Saturday, January 17, 2009

Intellectual Property and Price Discrimination - iTunes

There's a lot of debate about whether allowing or encouraging price discrimination - charging different people or classes of people a different price for the same good - is good policy with respect to goods that embody copyrighted works of authorship or patented inventions. The general population seems to have different reactions to different kinds of price discrimination schemes. On the one hand, most people don't seem to have a problem with senior citizen discounts at movie theaters, even though some seniors are quite wealthy. But, if Amazon chooses to customize the price of DVDs for each consumer, an uproar ensues.

I am very interested to see what happens with the recent deal between Apple and the recording companies to allow variable pricing on music files distributed by iTunes. This may or not be price discrimination depending on whether the good is "music" or particular songs because everyone will still pay the same price for particular songs.

Here, I just want to make two related theoretical points about the way that economists and legal scholars who use economic models talk about price discrimination.

Point 1. Most economic or law-and-economic analysts who talk about price discrimination say that the policy goal is to maximize people's welfare. I'm at the Penn Law Review symposium on the Foundations of Intellectual Property, and just watched Christopher Yoo make this point about his paper with John Conley on intellectual property and impure public goods.

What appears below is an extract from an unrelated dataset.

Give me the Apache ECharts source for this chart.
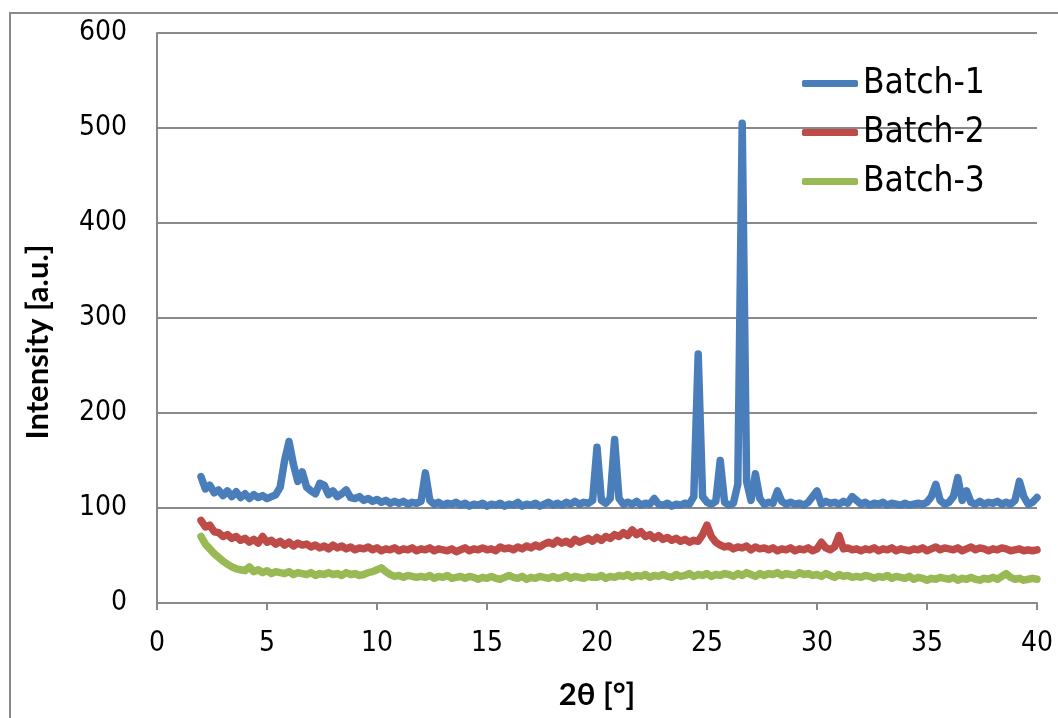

For these analysts, whether price discrimination is good or bad for society depends on who wins and loses and by how much. But they model this trade off using people's willingness to pay for intellectual property goods as a signal for how much having a copy of a song or book or movie is going to improve their welfare. And these models get pretty complicated quickly, but they all are built on this foundation.

The problem is the gap between ability-to-pay and willingness-to-pay. If you care about welfare, ability-to-pay is a poor proxy for utility or welfare because the marginal value of a dollar depends on how many dollars you have. When iTunes charged you 99 cents a song, how does a consumer decide when it is worth paying that price? Imagine two people who value owning a legal copy of a particular song exactly the same, but one is wealthy and the other is struggling. At certain values, the wealthy person buys the song and the struggling person won't even though they both would get exactly the same amount of pleasure from the song because the relative cost to each person is quite different. So their respective decisions to buy or not are not really telling you how much they value owning a copy of the song.

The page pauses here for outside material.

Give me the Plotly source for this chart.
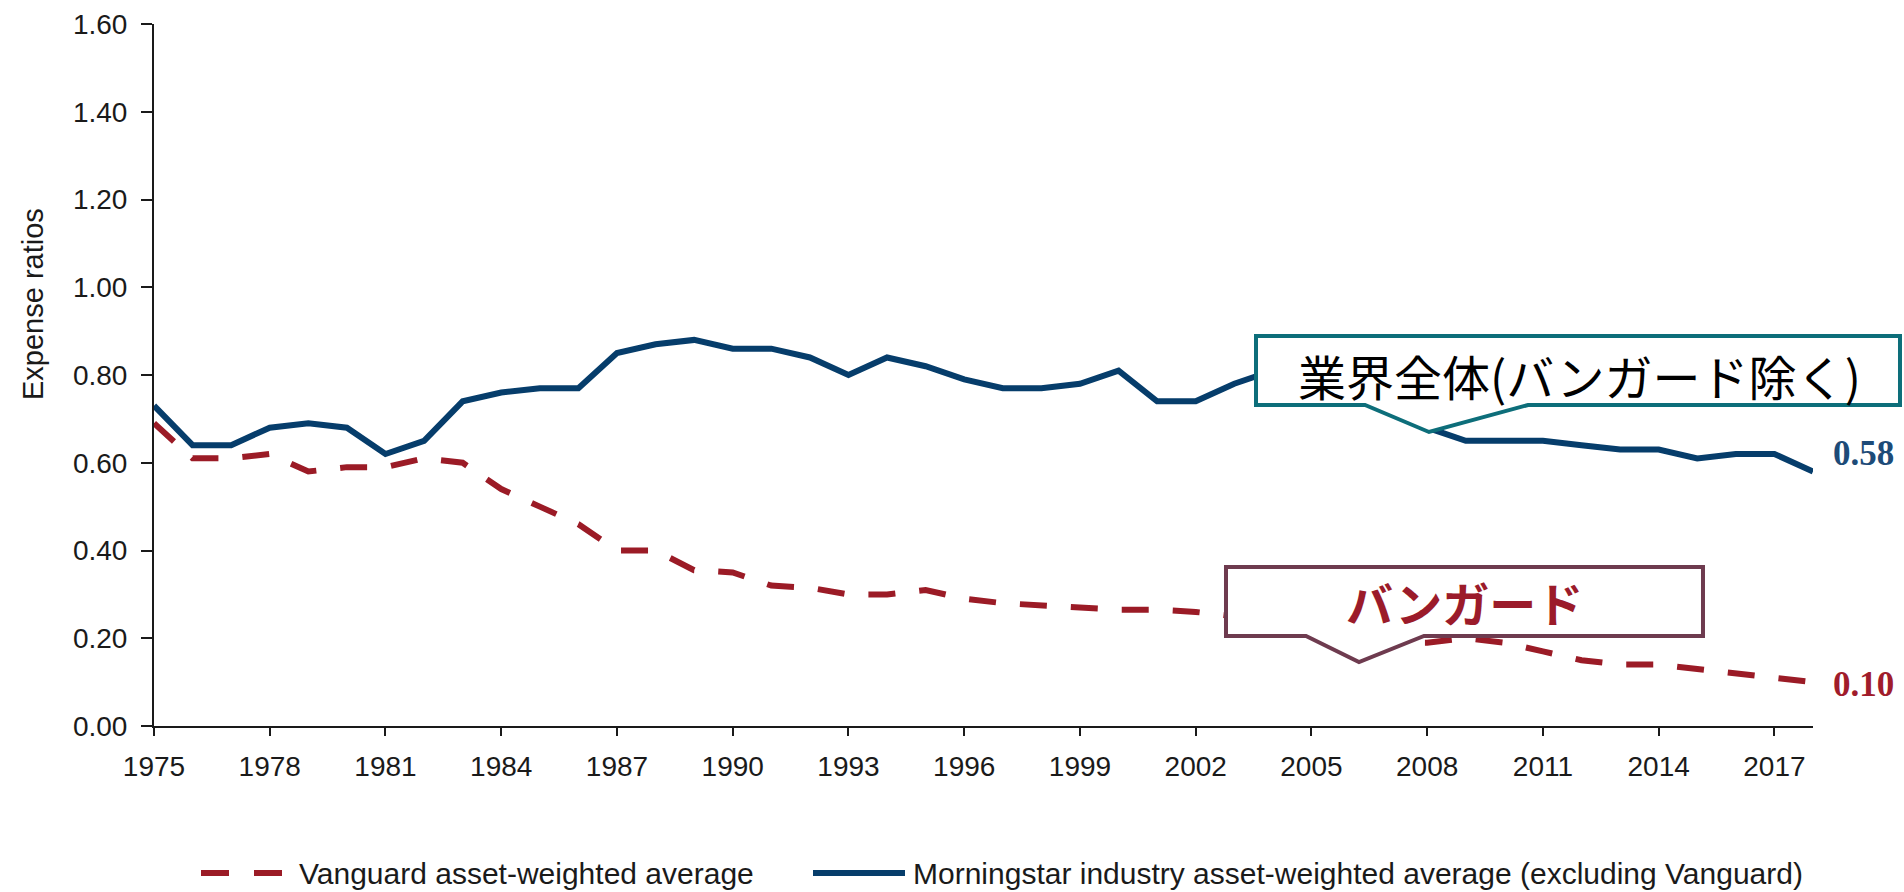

So, in my view, analysts need to defend the proposition that their models tell us something about the effect of variable pricing on people's welfare when they have not accounted for the gap between wealth and welfare in the model. (Of course, this is a more general point about neoclassical economics, but it has particular salience in this context.)

Point 2. Those who have a reflexive antagonism to price discrimination need to be careful about form and substance. Some folks who have this reflex are reacting to the underlying market power that gives a seller the ability to engage in variable pricing without losing all of its customers to a competitor. I agree that market power is something to watch.

But firms with market power also engage in uniform pricing, as Apple has done with iTunes. In such a case, uniform pricing functions as a form of value discrimination or cost discrimination. Because the marginal value of a dollar varies across people, the price may be the same, but the relative cost of the song from the buyer's perspective varies. So if you want greater equality in the market place, you may actually want to encourage variable pricing if it has the economic effect of equalizing relative cost. I agree that this is very difficult to do in practice, but remember this is a theoretical point. In practice, though, this point about variable cost is what progressive taxation is all about.